Problem:
Reproduce exactly the lines below, from the first one through the line containing "const hostLabels = [['A.", and omit any pictures.

Supplied material:
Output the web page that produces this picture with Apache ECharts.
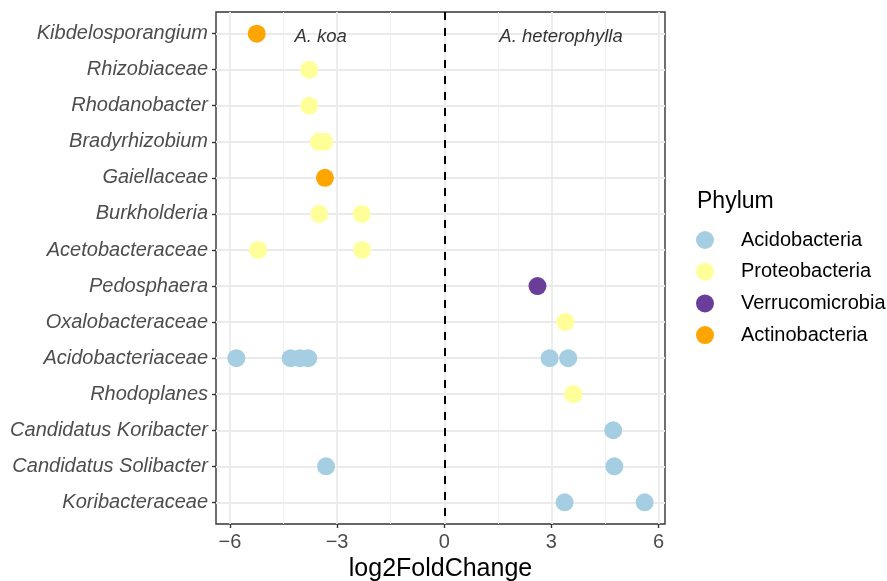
<!DOCTYPE html>
<html>
<head>
<meta charset="utf-8">
<script src="https://cdn.jsdelivr.net/npm/echarts@6/dist/echarts.min.js"></script>
<style>
  html, body { margin: 0; padding: 0; background: #ffffff; }
  #chart { width: 887px; height: 581px; }
</style>
</head>
<body>
<div id="chart"></div>
<script>
// Taxa, listed top to bottom
const taxa = [
  'Kibdelosporangium', 'Rhizobiaceae', 'Rhodanobacter', 'Bradyrhizobium',
  'Gaiellaceae', 'Burkholderia', 'Acetobacteraceae', 'Pedosphaera',
  'Oxalobacteraceae', 'Acidobacteriaceae', 'Rhodoplanes',
  'Candidatus Koribacter', 'Candidatus Solibacter', 'Koribacteraceae'
];

const phyla = ['Acidobacteria', 'Proteobacteria', 'Verrucomicrobia', 'Actinobacteria'];
const phylumColors = ['#A6CEE3', '#FFFF99', '#6A3D9A', '#FFA500'];

// log2 fold change of each differentially abundant OTU: [taxon, value]
const acidobacteria = [
  ['Acidobacteriaceae', -5.82], ['Acidobacteriaceae', -4.30], ['Acidobacteriaceae', -4.04],
  ['Acidobacteriaceae', -3.81], ['Acidobacteriaceae', 2.95], ['Acidobacteriaceae', 3.47],
  ['Candidatus Koribacter', 4.73],
  ['Candidatus Solibacter', -3.31], ['Candidatus Solibacter', 4.76],
  ['Koribacteraceae', 3.37], ['Koribacteraceae', 5.61]
];
const proteobacteria = [
  ['Rhizobiaceae', -3.78], ['Rhodanobacter', -3.78],
  ['Bradyrhizobium', -3.51], ['Bradyrhizobium', -3.36],
  ['Burkholderia', -3.50], ['Burkholderia', -2.31],
  ['Acetobacteraceae', -5.21], ['Acetobacteraceae', -2.30],
  ['Oxalobacteraceae', 3.39], ['Rhodoplanes', 3.61]
];
const verrucomicrobia = [['Pedosphaera', 2.61]];
const actinobacteria = [['Kibdelosporangium', -5.25], ['Gaiellaceae', -3.34]];

const seriesValues = [acidobacteria, proteobacteria, verrucomicrobia, actinobacteria];

// Axis ticks
const xTicks = [-6, -3, 0, 3, 6];
const xMinorLines = [-4.5, -1.5, 1.5, 4.5];

// Host plant labels: [text, log2FoldChange position]
const hostLabels = [['A. koa', -3.46], ['A. heterophylla', 3.27]];

const xMin = -6.39, xMax = 6.18;
const taxonIndex = taxa.map((_, i) => i);
const fontFamily = '"Liberation Sans", Arial, Helvetica, sans-serif';

const chart = echarts.init(document.getElementById('chart'), null, { renderer: 'canvas' });

const pointSeries = phyla.map((name, k) => ({
  name: name,
  type: 'scatter',
  symbol: 'circle',
  symbolSize: 18,
  itemStyle: { color: phylumColors[k], opacity: 1 },
  emphasis: { disabled: true },
  z: 3,
  data: seriesValues[k].map(d => [d[1], taxa.indexOf(d[0])])
}));

const zeroLine = {
  name: 'zero',
  type: 'scatter',
  data: [],
  silent: true,
  markLine: {
    silent: true,
    symbol: 'none',
    label: { show: false },
    lineStyle: { color: '#000000', type: [8, 8], width: 2 },
    data: [{ xAxis: 0 }]
  }
};

const hostText = {
  name: 'host',
  type: 'scatter',
  symbolSize: 0,
  silent: true,
  data: hostLabels.map(h => ({ value: [h[1], 0], name: h[0] })),
  label: {
    show: true,
    position: 'inside',
    offset: [0, 3],
    formatter: p => p.name,
    fontFamily: fontFamily,
    fontStyle: 'italic',
    fontSize: 18.5,
    color: '#000000'
  }
};

chart.setOption({
  backgroundColor: '#ffffff',
  animation: false,
  textStyle: { fontFamily: fontFamily },
  grid: {
    left: 216, right: 222, top: 12, bottom: 57,
    outerBoundsMode: 'none', containLabel: false,
    show: true, borderColor: '#333333', borderWidth: 1.4, backgroundColor: 'transparent'
  },
  title: {
    text: 'Phylum',
    left: 697, top: 190, padding: 0,
    textStyle: { fontFamily: fontFamily, fontSize: 23, fontWeight: 'normal', color: '#000000' }
  },
  legend: {
    data: phyla,
    orient: 'vertical',
    left: 696, top: 230,
    padding: 0,
    itemWidth: 18, itemHeight: 18, itemGap: 11.7,
    icon: 'circle',
    selectedMode: false,
    textStyle: { fontFamily: fontFamily, fontSize: 20, color: '#000000', padding: [0, 0, 0, 22] }
  },
  xAxis: [
    {
      type: 'value', min: xMin, max: xMax,
      name: 'log2FoldChange', nameLocation: 'middle', nameGap: 29,
      nameTextStyle: { fontFamily: fontFamily, fontSize: 25, color: '#000000' },
      axisLine: { show: false, onZero: false },
      axisTick: { show: true, customValues: xTicks, length: 4, lineStyle: { color: '#333333', width: 1.4 } },
      axisLabel: {
        customValues: xTicks, margin: 8,
        formatter: v => String(v).replace('-', '\u2212'),
        fontFamily: fontFamily, fontSize: 20, color: '#4D4D4D'
      },
      splitLine: { show: true, lineStyle: { color: '#EBEBEB', width: 1.8 } }
    },
    {
      type: 'value', min: xMin, max: xMax, position: 'bottom',
      axisLine: { show: false, onZero: false },
      axisTick: { show: false, customValues: xMinorLines },
      axisLabel: { show: false },
      splitLine: { show: true, lineStyle: { color: '#F0F0F0', width: 1 } }
    }
  ],
  yAxis: {
    type: 'value', inverse: true, min: -0.6, max: 13.6,
    axisLine: { show: false, onZero: false },
    axisTick: { show: true, customValues: taxonIndex, length: 4, lineStyle: { color: '#333333', width: 1.4 } },
    axisLabel: {
      customValues: taxonIndex, margin: 8,
      formatter: v => taxa[Math.round(v)],
      fontFamily: fontFamily, fontStyle: 'italic', fontSize: 20, color: '#4D4D4D'
    },
    splitLine: { show: true, lineStyle: { color: '#EBEBEB', width: 1.8 } }
  },
  series: [zeroLine].concat(pointSeries, [hostText])
});
</script>
</body>
</html>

Answer below:
Output the web page that produces this picture with Apache ECharts.
<!DOCTYPE html>
<html>
<head>
<meta charset="utf-8">
<script src="https://cdn.jsdelivr.net/npm/echarts@6/dist/echarts.min.js"></script>
<style>
  html, body { margin: 0; padding: 0; background: #ffffff; }
  #chart { width: 887px; height: 581px; }
</style>
</head>
<body>
<div id="chart"></div>
<script>
// Taxa, listed top to bottom
const taxa = [
  'Kibdelosporangium', 'Rhizobiaceae', 'Rhodanobacter', 'Bradyrhizobium',
  'Gaiellaceae', 'Burkholderia', 'Acetobacteraceae', 'Pedosphaera',
  'Oxalobacteraceae', 'Acidobacteriaceae', 'Rhodoplanes',
  'Candidatus Koribacter', 'Candidatus Solibacter', 'Koribacteraceae'
];

const phyla = ['Acidobacteria', 'Proteobacteria', 'Verrucomicrobia', 'Actinobacteria'];
const phylumColors = ['#A6CEE3', '#FFFF99', '#6A3D9A', '#FFA500'];

// log2 fold change of each differentially abundant OTU: [taxon, value]
const acidobacteria = [
  ['Acidobacteriaceae', -5.82], ['Acidobacteriaceae', -4.30], ['Acidobacteriaceae', -4.04],
  ['Acidobacteriaceae', -3.81], ['Acidobacteriaceae', 2.95], ['Acidobacteriaceae', 3.47],
  ['Candidatus Koribacter', 4.73],
  ['Candidatus Solibacter', -3.31], ['Candidatus Solibacter', 4.76],
  ['Koribacteraceae', 3.37], ['Koribacteraceae', 5.61]
];
const proteobacteria = [
  ['Rhizobiaceae', -3.78], ['Rhodanobacter', -3.78],
  ['Bradyrhizobium', -3.51], ['Bradyrhizobium', -3.36],
  ['Burkholderia', -3.50], ['Burkholderia', -2.31],
  ['Acetobacteraceae', -5.21], ['Acetobacteraceae', -2.30],
  ['Oxalobacteraceae', 3.39], ['Rhodoplanes', 3.61]
];
const verrucomicrobia = [['Pedosphaera', 2.61]];
const actinobacteria = [['Kibdelosporangium', -5.25], ['Gaiellaceae', -3.34]];

const seriesValues = [acidobacteria, proteobacteria, verrucomicrobia, actinobacteria];

// Axis ticks
const xTicks = [-6, -3, 0, 3, 6];
const xMinorLines = [-4.5, -1.5, 1.5, 4.5];

// Host plant labels: [text, log2FoldChange position]
const hostLabels = [['A. koa', -3.46], ['A. heterophylla', 3.27]];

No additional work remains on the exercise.